Настоящее художественное слово как раз и должно вызывать эти рефлексы, должно быть видимо, осязаемо, слышимо. В этом смысле слова различаются и сами по себе, вне контекста: когда мы говорим: «строгать, пилить», — мы чувствуем в руках пилу или рубанок. Когда говорим: «обрабатывать дерево», ничего не чувствуем. Но главное — ощущение «слова в строю».
Бели вы сравните маленьких писателей с большими, то увидите, насколько большие одновременно и одухотвореннее и физиологичнее. Это даже связано: если бы мы не воспринимали так чувственно первый снег в рассказе Чехова, до нас не дошла бы и одухотворенность этого отрывка.
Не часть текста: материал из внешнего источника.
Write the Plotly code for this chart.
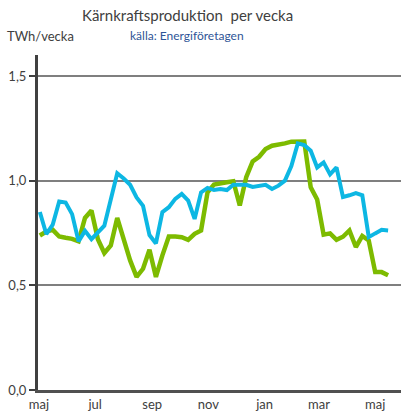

Когда мы читаем у Пушкина:
мы словно присутствуем при кровавой операции, нам передается эта высокая боль.
Эта пушкинская материальность — так же, как и одухотворенность — обычно пропадает при упадке поэзии. Нельзя чувствовать и знать слово, если не чувствуешь и не знаешь действительности. Иначе происходит то, о чем говорит Гамлет: «Слова, слова, слова…»
Когда люди сыты, вернее, пресыщены словами, происходит инфляция слов, полное их обесценивание. Поэт больше, чем кто-нибудь другой, должен бороться за ценность и ответственность слова, за связность мира и языка, за вечное ощущение ценностей в том и в другом.